#### WHAT THE EXERCISE ASKS:
Carry none of the pictures over; write out the complete data exactly.

#### COLLECTED DATA:
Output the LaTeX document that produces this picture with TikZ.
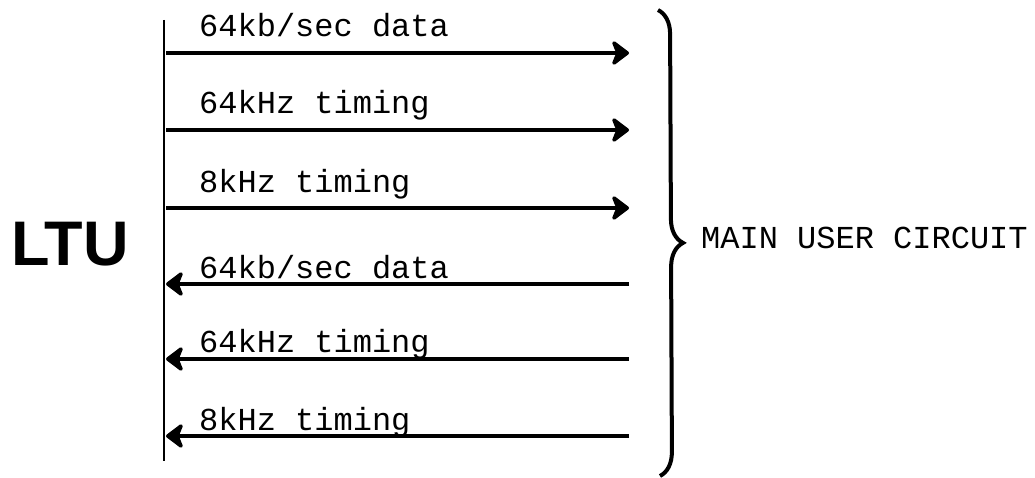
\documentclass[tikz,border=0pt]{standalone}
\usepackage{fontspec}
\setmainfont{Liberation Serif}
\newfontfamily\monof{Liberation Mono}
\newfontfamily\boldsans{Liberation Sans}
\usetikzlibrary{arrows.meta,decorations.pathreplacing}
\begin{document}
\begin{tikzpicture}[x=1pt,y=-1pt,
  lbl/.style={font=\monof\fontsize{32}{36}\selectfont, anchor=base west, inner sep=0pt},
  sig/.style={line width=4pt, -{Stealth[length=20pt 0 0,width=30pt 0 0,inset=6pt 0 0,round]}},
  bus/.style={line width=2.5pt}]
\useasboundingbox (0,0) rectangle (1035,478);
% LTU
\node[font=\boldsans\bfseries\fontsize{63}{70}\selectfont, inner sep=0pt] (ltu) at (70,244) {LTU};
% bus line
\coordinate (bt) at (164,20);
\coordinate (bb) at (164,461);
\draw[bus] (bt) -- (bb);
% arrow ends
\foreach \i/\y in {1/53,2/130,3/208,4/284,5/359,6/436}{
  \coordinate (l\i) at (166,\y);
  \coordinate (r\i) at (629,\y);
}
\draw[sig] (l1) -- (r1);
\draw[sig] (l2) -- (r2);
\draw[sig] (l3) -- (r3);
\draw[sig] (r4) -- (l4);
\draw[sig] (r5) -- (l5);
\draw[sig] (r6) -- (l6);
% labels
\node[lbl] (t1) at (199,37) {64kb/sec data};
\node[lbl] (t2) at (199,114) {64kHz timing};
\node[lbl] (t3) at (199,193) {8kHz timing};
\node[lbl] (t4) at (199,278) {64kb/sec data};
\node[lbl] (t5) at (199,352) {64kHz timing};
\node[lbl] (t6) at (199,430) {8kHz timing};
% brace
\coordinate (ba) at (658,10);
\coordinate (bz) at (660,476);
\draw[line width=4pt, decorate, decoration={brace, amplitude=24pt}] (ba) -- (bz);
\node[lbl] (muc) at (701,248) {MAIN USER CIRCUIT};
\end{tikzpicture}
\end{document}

#### ANSWER TO THE PROBLEM:
Output the LaTeX document that produces this picture with TikZ.
\documentclass[tikz,border=0pt]{standalone}
\usepackage{fontspec}
\setmainfont{Liberation Serif}
\newfontfamily\monof{Liberation Mono}
\newfontfamily\boldsans{Liberation Sans}
\usetikzlibrary{arrows.meta,decorations.pathreplacing}
\begin{document}
\begin{tikzpicture}[x=1pt,y=-1pt,
  lbl/.style={font=\monof\fontsize{32}{36}\selectfont, anchor=base west, inner sep=0pt},
  sig/.style={line width=4pt, -{Stealth[length=20pt 0 0,width=30pt 0 0,inset=6pt 0 0,round]}},
  bus/.style={line width=2.5pt}]
\useasboundingbox (0,0) rectangle (1035,478);
% LTU
\node[font=\boldsans\bfseries\fontsize{63}{70}\selectfont, inner sep=0pt] (ltu) at (70,244) {LTU};
% bus line
\coordinate (bt) at (164,20);
\coordinate (bb) at (164,461);
\draw[bus] (bt) -- (bb);
% arrow ends
\foreach \i/\y in {1/53,2/130,3/208,4/284,5/359,6/436}{
  \coordinate (l\i) at (166,\y);
  \coordinate (r\i) at (629,\y);
}
\draw[sig] (l1) -- (r1);
\draw[sig] (l2) -- (r2);
\draw[sig] (l3) -- (r3);
\draw[sig] (r4) -- (l4);
\draw[sig] (r5) -- (l5);
\draw[sig] (r6) -- (l6);
% labels
\node[lbl] (t1) at (199,37) {64kb/sec data};
\node[lbl] (t2) at (199,114) {64kHz timing};
\node[lbl] (t3) at (199,193) {8kHz timing};
\node[lbl] (t4) at (199,278) {64kb/sec data};
\node[lbl] (t5) at (199,352) {64kHz timing};
\node[lbl] (t6) at (199,430) {8kHz timing};
% brace
\coordinate (ba) at (658,10);
\coordinate (bz) at (660,476);
\draw[line width=4pt, decorate, decoration={brace, amplitude=24pt}] (ba) -- (bz);
\node[lbl] (muc) at (701,248) {MAIN USER CIRCUIT};
\end{tikzpicture}
\end{document}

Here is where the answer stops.